I was never turned off by the simplicity of the estates. Nor did it ever occur to me how dirty, or un-kept or primitive their existence was. I don't know if it was the odd placement of the dwellings, the lazy list of the smoke from the smokestacks, or the strange absence of the people that lived in them; but something about them pulled upon my melancholy heart and left me feeling as though I was observing something profound without knowing what.


As a child I would wish for the ride to be longer, hoping never to leave the feeling of mystery and illusiveness. Who were these people? Where did they come from and how did they have the courage to live like that? I'm not sure why I thought it courageous. I just know that at the time I felt that they had something that I did not have. They were free.


After arriving at our destination I would spend the time it took to set up camp recalling the details of each homestead like flipping through mental photographs. Some places were more inviting to my imagination and I'd rehears everything I could remember, imagining what it would be like to live there.  What was it about that life that so captivated me. Was it the Redwoods? Was it the ferns and mist and dripping foliage? Was it the place or the people?


As an adult I've asked myself that question many times. I think, in part, it's  the wonder of a child's mind that is un-cluttered by the cares of this world. But when I really contemplate the experience, I realize that what drew me to the coastal "Gnomes and Fairies" was the idea that one could live free without the weight of structure and responsibility. Even as a child I knew the weight of structure. My slightly Obsessive Compulsive, control- freak, mind longed to be free of the confines of itself. I can see now that if I could have put into word the feeling that I had as a child I would have said, " How wonderful that those people can live out here away from those who would tell them they had to be a certain way. How glorious it must feel to have no one expect anything from you. To be free and at ease and find joy in what is simple and quiet and pleasant."


As I contemplate that, I have to wonder if the longing in my heart as a child was not really for the lifestyle of the hippies; but perhaps was for freedom itself. As we grow up we become aware and awareness is such a burden. Even to a small mind, the weight of knowledge was more than I wanted. I was a spectator, even then, looking in to an ideal that I had already lost.

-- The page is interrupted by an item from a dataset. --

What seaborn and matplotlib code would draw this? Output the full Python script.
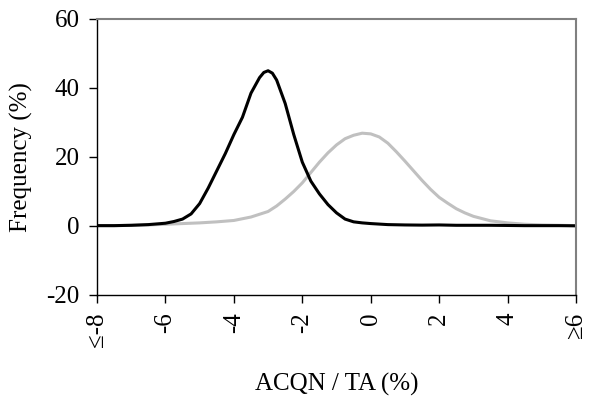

The Bible says that whom the Son sets free is free indeed. I wonder if we are not, perhaps, more free that we realize. The Bible says that we are to become like children in order to please God. I wish that I was that child again. The one that existed before the longing. I know we can't run from responsibility. We can't hide from the world around us. The world needs us too much for us to hide. But I do think that God longs for us to walk in that simple kind of freedom where knowledge has not stolen joy and pride has not smothered innocence.


If we ever find ourselves longing to escape perhaps we should ask ourselves what we are indeed escaping from. Could it be the very things we want to escape are cages of our own making? Could it be that less is required of us than we realize? Could it be that God intends for us to live at peace and ease? Could it be that the feeling I had on that road to the river was not a fairytale but a whisper of The Maker of my soul inviting me to live, in essence, as He had designed me to live?


Perhaps those moments as a child were, "Taste and see that I am good", moments. Maybe God gave them to me so that now, as an adult, I could remember, and find my way back home.